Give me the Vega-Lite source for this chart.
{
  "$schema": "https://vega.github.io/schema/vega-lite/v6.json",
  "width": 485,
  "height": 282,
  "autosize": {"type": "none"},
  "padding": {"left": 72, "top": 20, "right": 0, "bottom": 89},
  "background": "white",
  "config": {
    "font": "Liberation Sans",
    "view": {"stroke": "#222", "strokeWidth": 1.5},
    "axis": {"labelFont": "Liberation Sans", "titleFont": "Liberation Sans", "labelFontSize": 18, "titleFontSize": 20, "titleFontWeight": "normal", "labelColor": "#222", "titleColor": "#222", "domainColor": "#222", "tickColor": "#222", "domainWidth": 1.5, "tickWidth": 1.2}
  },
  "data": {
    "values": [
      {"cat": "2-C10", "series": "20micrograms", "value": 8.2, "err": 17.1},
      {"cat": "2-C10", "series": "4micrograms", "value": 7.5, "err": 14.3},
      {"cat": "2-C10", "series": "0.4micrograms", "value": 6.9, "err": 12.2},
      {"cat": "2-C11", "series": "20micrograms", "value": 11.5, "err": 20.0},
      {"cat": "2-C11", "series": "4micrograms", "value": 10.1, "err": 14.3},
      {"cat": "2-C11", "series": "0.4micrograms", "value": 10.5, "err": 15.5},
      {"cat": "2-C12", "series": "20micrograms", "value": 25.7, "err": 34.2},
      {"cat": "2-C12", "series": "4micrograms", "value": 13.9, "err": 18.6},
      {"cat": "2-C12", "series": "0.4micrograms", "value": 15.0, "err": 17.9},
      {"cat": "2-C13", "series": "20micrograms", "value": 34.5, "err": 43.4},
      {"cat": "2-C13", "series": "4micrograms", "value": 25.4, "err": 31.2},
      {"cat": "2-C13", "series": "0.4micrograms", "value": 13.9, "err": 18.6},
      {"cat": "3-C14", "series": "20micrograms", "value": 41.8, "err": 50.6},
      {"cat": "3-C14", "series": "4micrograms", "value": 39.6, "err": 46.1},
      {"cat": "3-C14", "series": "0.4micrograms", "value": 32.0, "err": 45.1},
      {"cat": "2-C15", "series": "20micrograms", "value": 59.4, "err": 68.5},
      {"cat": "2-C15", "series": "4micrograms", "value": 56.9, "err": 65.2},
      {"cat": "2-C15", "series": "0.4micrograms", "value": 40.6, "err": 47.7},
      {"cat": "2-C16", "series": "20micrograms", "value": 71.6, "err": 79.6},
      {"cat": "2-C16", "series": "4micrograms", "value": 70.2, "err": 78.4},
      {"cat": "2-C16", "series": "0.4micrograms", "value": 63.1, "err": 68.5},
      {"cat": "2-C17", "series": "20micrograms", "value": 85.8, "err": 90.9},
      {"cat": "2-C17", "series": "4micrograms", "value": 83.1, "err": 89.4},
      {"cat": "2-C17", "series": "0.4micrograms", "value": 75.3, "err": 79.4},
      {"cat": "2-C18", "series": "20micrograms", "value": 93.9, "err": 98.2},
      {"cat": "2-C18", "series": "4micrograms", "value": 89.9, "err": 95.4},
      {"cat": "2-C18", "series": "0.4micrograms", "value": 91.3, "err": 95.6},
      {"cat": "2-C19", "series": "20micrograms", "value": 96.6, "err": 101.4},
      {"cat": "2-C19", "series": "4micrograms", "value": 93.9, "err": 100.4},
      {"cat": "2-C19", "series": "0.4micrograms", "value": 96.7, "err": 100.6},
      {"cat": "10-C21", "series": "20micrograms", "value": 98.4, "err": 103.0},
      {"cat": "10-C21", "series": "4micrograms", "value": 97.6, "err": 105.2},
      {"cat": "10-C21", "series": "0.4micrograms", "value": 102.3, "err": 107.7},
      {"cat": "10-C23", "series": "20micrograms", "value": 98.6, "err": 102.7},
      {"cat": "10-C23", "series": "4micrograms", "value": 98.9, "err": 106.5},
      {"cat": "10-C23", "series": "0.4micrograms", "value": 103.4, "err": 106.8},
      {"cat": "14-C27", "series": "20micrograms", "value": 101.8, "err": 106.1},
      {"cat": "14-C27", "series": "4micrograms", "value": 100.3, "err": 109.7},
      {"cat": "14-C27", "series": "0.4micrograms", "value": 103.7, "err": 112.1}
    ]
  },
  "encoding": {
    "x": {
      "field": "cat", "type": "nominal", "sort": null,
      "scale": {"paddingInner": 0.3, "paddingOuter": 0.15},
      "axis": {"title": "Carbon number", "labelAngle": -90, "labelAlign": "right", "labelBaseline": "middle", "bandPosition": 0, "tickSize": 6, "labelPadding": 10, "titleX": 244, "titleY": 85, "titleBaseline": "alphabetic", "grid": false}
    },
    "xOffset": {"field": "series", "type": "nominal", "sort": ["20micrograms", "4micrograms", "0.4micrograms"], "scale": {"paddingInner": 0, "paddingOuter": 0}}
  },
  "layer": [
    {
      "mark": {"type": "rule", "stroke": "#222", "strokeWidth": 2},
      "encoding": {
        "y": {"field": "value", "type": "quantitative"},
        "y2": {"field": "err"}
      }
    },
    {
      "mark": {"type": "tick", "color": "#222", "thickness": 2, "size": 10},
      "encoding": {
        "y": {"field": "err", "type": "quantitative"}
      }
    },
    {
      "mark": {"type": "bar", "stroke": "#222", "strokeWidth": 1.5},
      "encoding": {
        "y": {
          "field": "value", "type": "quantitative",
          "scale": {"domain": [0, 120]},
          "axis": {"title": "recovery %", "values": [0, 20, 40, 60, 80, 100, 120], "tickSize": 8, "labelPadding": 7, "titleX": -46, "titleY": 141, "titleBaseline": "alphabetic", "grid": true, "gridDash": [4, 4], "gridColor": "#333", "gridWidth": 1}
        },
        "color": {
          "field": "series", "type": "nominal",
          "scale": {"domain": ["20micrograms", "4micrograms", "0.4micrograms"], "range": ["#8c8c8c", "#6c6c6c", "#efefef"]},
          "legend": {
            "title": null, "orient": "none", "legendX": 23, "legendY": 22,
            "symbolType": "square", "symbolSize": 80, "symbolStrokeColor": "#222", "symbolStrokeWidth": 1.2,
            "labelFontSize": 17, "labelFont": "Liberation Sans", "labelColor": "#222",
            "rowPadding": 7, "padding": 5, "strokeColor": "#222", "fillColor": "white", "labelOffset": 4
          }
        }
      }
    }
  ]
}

...

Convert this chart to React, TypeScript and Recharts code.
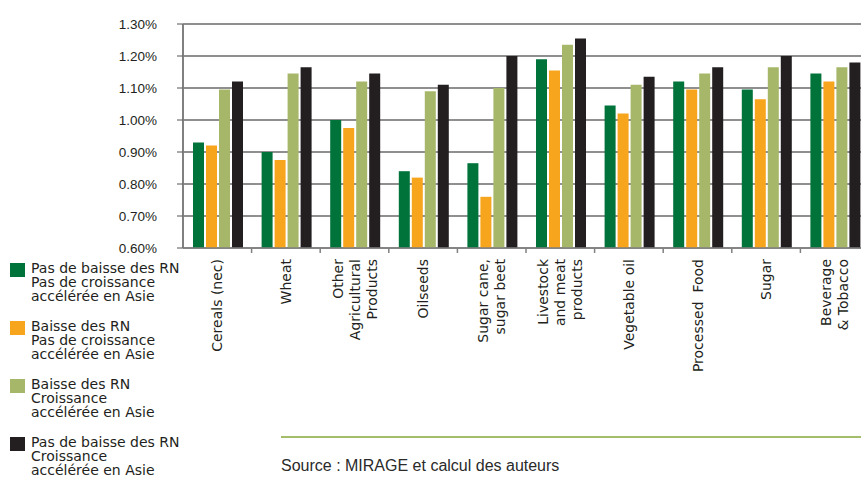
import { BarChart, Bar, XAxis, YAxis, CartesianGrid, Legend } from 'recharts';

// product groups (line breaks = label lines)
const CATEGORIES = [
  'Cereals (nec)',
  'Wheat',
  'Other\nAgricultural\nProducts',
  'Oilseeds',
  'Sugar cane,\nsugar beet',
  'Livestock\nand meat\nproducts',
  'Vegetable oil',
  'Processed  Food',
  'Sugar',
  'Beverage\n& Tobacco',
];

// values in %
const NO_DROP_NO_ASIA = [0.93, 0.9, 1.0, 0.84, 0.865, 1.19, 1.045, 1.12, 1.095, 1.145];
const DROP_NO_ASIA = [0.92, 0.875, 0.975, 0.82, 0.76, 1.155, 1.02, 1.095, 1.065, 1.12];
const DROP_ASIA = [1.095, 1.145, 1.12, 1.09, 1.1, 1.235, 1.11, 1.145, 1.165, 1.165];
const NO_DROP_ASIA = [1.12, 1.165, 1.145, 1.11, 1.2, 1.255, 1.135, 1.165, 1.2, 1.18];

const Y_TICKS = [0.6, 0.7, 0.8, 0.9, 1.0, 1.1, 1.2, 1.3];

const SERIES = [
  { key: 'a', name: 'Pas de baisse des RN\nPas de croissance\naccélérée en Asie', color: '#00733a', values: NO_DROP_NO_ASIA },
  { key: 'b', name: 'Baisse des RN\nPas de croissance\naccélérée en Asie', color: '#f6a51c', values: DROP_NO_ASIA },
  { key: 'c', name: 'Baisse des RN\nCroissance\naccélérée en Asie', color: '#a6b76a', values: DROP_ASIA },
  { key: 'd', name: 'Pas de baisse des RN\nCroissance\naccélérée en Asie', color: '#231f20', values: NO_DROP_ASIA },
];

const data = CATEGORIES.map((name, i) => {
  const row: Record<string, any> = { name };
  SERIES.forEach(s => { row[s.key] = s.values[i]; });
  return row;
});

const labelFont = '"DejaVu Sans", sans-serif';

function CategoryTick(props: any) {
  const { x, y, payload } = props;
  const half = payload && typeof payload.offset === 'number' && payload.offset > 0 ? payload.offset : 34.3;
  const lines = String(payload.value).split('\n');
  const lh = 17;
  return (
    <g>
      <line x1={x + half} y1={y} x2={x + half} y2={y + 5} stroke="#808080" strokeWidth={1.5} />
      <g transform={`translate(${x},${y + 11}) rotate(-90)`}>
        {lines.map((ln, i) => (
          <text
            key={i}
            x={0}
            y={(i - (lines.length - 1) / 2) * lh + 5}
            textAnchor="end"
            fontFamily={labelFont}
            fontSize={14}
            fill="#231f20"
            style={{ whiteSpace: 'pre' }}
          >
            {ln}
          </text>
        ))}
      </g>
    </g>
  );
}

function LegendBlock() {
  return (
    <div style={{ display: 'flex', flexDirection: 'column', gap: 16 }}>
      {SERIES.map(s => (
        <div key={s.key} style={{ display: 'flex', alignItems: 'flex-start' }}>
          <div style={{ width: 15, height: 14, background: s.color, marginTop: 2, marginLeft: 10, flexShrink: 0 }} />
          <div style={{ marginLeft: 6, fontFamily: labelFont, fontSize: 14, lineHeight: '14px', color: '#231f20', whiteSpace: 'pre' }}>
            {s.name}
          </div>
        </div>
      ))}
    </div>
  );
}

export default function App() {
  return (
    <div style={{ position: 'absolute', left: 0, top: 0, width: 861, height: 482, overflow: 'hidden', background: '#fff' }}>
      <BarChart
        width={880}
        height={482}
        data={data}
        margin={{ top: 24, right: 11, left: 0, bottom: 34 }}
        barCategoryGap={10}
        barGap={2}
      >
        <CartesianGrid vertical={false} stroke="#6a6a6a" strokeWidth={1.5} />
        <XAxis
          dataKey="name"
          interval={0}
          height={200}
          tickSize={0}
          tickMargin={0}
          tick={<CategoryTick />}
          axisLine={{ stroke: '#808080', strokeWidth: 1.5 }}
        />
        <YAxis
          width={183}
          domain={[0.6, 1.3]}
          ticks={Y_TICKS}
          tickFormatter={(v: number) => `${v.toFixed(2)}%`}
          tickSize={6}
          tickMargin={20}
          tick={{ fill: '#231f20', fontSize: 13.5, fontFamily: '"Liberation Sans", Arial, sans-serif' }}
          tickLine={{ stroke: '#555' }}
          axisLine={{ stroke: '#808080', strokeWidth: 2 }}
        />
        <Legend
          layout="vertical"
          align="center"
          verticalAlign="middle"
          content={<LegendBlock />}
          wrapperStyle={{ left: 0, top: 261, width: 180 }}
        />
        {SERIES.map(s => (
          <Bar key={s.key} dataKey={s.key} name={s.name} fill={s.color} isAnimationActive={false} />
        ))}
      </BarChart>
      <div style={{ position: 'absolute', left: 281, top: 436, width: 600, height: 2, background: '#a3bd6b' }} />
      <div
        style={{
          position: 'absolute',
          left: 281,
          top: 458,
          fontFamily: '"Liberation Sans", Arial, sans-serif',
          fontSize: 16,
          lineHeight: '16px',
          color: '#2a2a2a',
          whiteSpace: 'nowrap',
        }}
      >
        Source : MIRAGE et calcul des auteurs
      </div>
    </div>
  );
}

--

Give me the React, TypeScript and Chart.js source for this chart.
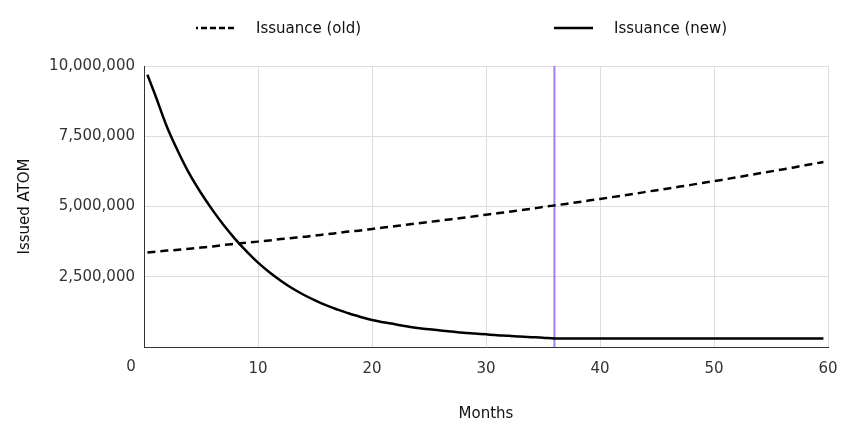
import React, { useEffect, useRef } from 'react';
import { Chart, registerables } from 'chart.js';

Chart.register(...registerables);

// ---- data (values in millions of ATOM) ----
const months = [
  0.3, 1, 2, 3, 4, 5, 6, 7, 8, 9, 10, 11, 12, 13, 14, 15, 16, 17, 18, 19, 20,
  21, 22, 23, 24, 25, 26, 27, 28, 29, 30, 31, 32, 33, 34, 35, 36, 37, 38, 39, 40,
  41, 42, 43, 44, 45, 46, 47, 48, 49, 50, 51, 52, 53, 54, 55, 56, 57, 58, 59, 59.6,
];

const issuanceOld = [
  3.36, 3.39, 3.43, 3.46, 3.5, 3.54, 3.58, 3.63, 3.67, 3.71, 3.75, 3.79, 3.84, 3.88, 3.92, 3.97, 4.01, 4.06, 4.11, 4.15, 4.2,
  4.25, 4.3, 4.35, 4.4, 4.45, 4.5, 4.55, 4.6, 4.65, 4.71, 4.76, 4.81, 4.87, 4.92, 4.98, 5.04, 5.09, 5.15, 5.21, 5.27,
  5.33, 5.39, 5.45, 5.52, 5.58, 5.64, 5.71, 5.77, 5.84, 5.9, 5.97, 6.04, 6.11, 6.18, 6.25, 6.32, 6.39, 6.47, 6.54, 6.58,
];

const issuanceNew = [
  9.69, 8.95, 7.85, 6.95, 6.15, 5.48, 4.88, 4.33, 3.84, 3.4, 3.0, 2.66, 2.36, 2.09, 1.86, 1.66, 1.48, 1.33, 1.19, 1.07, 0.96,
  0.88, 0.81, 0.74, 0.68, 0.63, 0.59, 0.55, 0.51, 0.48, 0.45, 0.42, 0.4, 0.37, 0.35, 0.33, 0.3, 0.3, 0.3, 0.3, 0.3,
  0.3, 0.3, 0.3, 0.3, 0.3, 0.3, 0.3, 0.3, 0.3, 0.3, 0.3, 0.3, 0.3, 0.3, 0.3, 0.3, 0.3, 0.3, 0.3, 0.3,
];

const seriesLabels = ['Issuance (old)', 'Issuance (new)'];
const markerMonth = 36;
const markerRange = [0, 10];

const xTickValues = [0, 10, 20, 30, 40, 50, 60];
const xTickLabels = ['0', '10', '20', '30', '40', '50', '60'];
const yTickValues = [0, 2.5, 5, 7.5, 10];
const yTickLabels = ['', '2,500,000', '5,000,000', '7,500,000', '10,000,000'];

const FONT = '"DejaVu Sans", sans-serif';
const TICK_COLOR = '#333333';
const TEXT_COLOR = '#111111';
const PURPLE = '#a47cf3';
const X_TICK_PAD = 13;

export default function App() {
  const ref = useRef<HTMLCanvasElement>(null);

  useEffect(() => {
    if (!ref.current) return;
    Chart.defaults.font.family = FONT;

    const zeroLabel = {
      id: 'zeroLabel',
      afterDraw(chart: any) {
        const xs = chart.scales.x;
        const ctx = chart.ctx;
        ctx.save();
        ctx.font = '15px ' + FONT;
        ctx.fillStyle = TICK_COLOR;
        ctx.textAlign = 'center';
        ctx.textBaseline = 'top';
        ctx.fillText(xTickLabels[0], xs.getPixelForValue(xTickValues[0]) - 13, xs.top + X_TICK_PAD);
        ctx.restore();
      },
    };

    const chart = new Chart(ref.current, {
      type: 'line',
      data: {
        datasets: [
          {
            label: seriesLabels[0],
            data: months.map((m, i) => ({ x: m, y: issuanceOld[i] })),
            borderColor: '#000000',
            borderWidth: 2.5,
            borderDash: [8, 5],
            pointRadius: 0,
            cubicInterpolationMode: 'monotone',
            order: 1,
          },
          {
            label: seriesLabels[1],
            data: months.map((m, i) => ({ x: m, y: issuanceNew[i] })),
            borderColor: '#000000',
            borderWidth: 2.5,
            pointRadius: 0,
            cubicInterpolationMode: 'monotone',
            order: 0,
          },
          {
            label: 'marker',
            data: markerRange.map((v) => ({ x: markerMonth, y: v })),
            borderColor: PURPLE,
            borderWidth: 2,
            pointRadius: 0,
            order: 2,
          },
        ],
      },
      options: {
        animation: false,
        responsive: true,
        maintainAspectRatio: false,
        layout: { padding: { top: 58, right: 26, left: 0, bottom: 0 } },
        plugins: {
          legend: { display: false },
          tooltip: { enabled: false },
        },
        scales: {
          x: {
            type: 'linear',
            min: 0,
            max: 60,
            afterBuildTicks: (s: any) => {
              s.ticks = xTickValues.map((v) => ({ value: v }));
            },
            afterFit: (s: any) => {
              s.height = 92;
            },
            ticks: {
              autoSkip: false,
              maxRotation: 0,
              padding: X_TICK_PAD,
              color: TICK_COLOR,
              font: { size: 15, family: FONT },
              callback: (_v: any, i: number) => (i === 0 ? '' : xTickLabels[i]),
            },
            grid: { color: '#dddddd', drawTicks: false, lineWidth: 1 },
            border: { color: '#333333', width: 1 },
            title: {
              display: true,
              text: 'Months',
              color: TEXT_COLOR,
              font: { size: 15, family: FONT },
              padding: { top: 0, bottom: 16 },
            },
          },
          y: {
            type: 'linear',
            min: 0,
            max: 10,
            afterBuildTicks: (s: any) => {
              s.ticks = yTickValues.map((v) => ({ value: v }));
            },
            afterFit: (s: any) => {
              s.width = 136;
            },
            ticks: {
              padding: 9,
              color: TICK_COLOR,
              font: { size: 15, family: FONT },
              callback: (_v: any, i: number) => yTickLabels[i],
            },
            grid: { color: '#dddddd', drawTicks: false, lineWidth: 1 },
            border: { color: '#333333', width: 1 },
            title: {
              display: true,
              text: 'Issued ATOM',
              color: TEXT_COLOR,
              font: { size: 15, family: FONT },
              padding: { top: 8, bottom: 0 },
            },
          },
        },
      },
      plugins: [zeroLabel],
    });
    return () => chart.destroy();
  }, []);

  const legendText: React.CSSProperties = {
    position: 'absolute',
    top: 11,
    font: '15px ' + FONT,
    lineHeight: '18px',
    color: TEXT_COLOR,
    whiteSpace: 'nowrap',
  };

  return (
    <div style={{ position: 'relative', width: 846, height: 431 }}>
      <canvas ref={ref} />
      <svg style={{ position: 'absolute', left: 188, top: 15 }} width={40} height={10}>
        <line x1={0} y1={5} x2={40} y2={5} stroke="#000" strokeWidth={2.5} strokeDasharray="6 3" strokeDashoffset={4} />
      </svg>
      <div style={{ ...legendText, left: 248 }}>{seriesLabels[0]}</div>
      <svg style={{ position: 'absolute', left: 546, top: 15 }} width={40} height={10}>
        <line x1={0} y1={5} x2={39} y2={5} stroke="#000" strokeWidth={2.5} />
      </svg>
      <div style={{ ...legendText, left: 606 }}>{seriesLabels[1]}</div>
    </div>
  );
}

YOUR TASK: Leave out the pictures, and copy only the lines from the one holding "Give me the React, TypeScript" through the one holding "Chart.register(...registerables);", exactly as written.

ANSWER:
Give me the React, TypeScript and Chart.js source for this chart.
import React, { useEffect, useRef } from 'react';
import { Chart, registerables } from 'chart.js';

Chart.register(...registerables);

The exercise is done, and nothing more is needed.